E para que a marcha pudesse decorrer com a devida paz Muchanga deixou claro que as autoridades foram avisadas e os organizadores tudo fizeram para que episódios violentos não voltassem a se registar.

“Nunca mais Moçambique voltará a ter medo de se manifestar. O significado profundo deste dia é que estamos a conseguir marchar, manifestar, estamos a libertar os cidadãos do medo. Nós não podemos viver do medo, somos um povo livre. Estamos seguros de que uma vez comunicadas as autoridades, dentro dos prazos estabelecidos por lei, está tudo garantido para que esta marcha ocorra”, frisou Muchanga, que nos anos áureos da democracia, liderou várias manifestações de rua, com destaque para a marcha contra as regalias dos deputados e do Presidente da República, em meio à miséria do povo, bem como contra as dívidas ilegais.
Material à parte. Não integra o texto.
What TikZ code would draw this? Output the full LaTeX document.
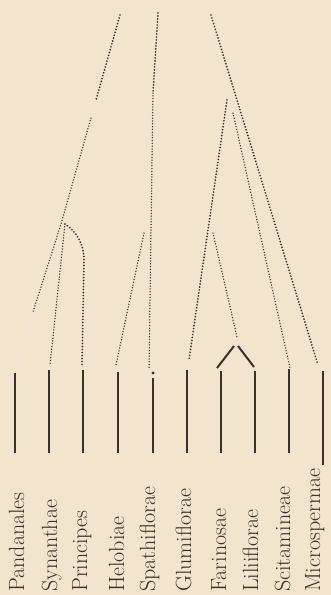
\documentclass[tikz,border=0pt]{standalone}
\usepackage{tikz}
\definecolor{paper}{RGB}{242,228,205}
\definecolor{ink}{RGB}{58,48,44}

\begin{document}
\begin{tikzpicture}[x=1pt,y=-1pt,
  ordo/.style={rotate=90,anchor=base west,inner sep=0pt,text=ink,font=\fontsize{22}{26}\selectfont},
  bar/.style={draw=ink,line width=2.7pt},
  fork/.style={draw=ink,line width=2pt},
  dots/.style={draw=ink,line width=1.9pt,line cap=round,dash pattern=on 0pt off 3pt},
  thin dots/.style={draw=ink,line width=1.5pt,line cap=round,dash pattern=on 0pt off 2.8pt}]
  \fill[paper] (0,0) rectangle (331,595);
  \useasboundingbox (0,0) rectangle (331,595);
  % orders along the bottom
  \foreach \i/\x/\yt/\lx/\name in {1/15/373/24/Pandanales,2/49/370/57/Synanthae,3/83/370/87/Principes,
      4/118/372/124/Helobiae,5/153/378/155/Spathiflorae,6/187/370/191/Glumiflorae,7/221/371/226/Farinosae,
      8/255/371/258/Liliiflorae,9/289/369/290/Scitamineae,10/323/371/320/Microspermae} {
    \node[ordo] (o\i) at (\lx,592) {\name};
    \coordinate (t\i) at (\x,\yt);
    \coordinate (b\i) at (\x,453);
  }
  \coordinate (b10) at (323,465);
  \foreach \i in {1,...,10} { \draw[bar] (t\i) -- (b\i); }
  % left group
  \coordinate (l0) at (120,15);
  \coordinate (l1) at (96,100);
  \coordinate (l2) at (91,118);
  \coordinate (lfork) at (61,224);
  \coordinate (l3) at (33,312);
  \coordinate (l4) at (17,366);
  \coordinate (syn) at (50,365);
  \coordinate (prin) at (82,365);
  \draw[dots] (l0) -- (l1);
  \draw[thin dots] (l2) -- (lfork) -- (l3);
  \draw[thin dots,draw=ink!12] (l3) -- (l4);
  \draw[thin dots] ([xshift=4pt]lfork) -- (syn);
  \draw[dots] ([xshift=4pt]lfork) .. controls (76,231) and (84,244) .. (84,260) -- (prin);
  % middle group
  \coordinate (m0) at (158,13);
  \coordinate (m1) at (153,93);
  \coordinate (spat) at (149,370);
  \coordinate (m2) at (144,233);
  \coordinate (helo) at (116,365);
  \draw[dots] (m0) -- (m1);
  \draw[thin dots] (m1) -- (spat);
  \draw[thin dots] (m2) -- (helo);
  \fill[ink] ([yshift=5pt]t5) circle (1.7pt);
  % right group
  \coordinate (r0) at (211,15);
  \coordinate (micr) at (318,365);
  \coordinate (r1) at (227,100);
  \coordinate (glum) at (189,360);
  \coordinate (r2) at (233,113);
  \coordinate (scit) at (290,368);
  \coordinate (r3) at (213,233);
  \coordinate (fari) at (237,337);
  \draw[dots] (r0) -- (micr);
  \draw[dots] (r1) -- (glum);
  \draw[thin dots] (r2) -- (scit);
  \draw[thin dots] (r3) -- (fari);
  % Farinosae and Liliiflorae
  \coordinate (apexl) at (234,346);
  \coordinate (apexr) at (238,346);
  \coordinate (fl) at (217,368);
  \coordinate (ll) at (254,367);
  \draw[fork] (apexl) -- (fl);
  \draw[fork] (apexr) -- (ll);
\end{tikzpicture}
\end{document}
Na ocasião Muchanga referiu que os moçambicanos precisam construir um espaço positivo de compreensão dos moçambicanos para fazer com que a liberdade seja a onda de estabilidade do país, mas também para que os processos democráticos nacionais sejam razoáveis e aceites. Na ocasião criticou o Governo por desmobilizar apenas a Renamo, sendo que a Frelimo é também partido militarizado.
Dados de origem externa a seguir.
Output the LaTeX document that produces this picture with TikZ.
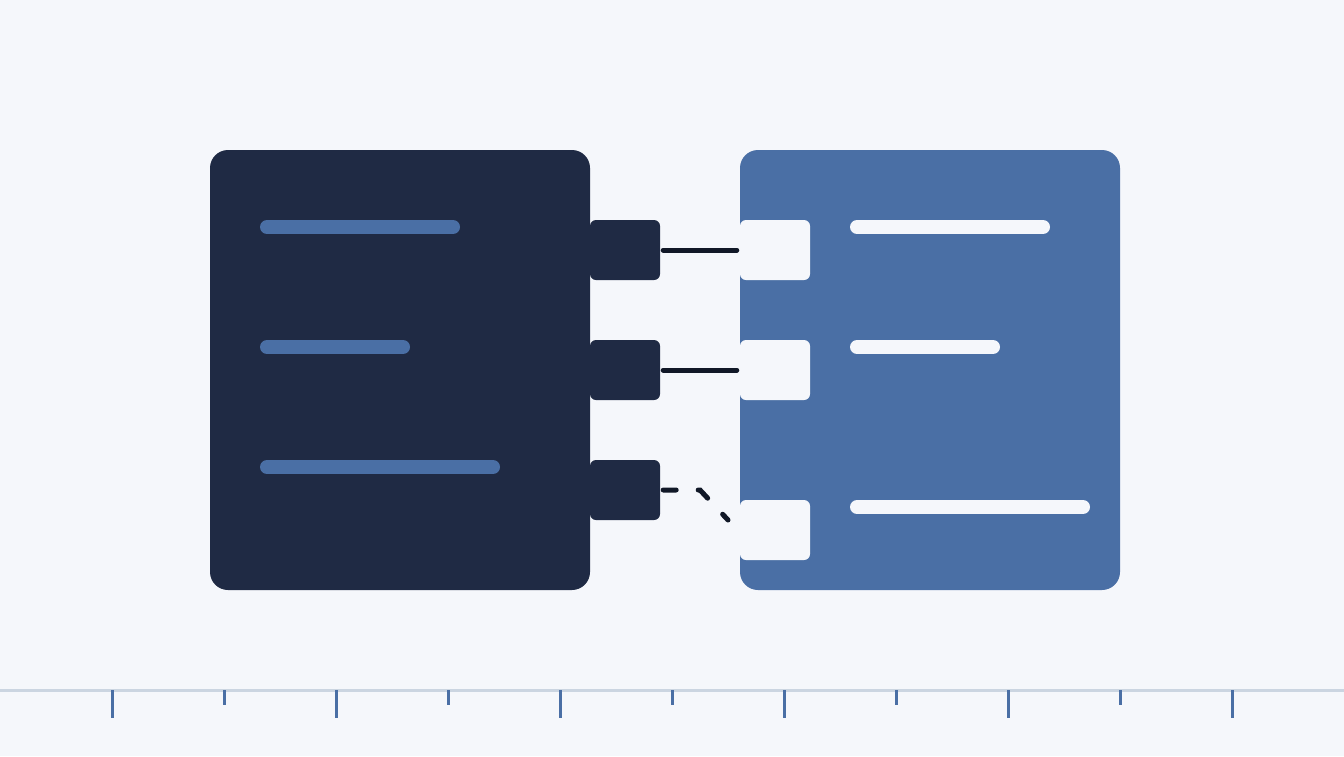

“Neste recenseamento que tivemos, há riscos gravosos de que o processo eleitoral que se avizinha seja problemático a todos os níveis. Moçambique precisa de se reencontrar e fazer uma paz positiva, não é apenas calar as armas, não é apenas recolher a última arma, porque também é a FRELIMO que precisa de se desarmar”, referiu.

A crítica foi feita um dia após a cerimónia oficial de desarmamento da Resistência Nacional Moçambicana (RENAMO), principal partido da oposição. Curiosamente, a marcha pela liberdade cruzou com uma outra marcha da Renamo e os dois grupos trocaram aplausos, numa clara saudação à democracia.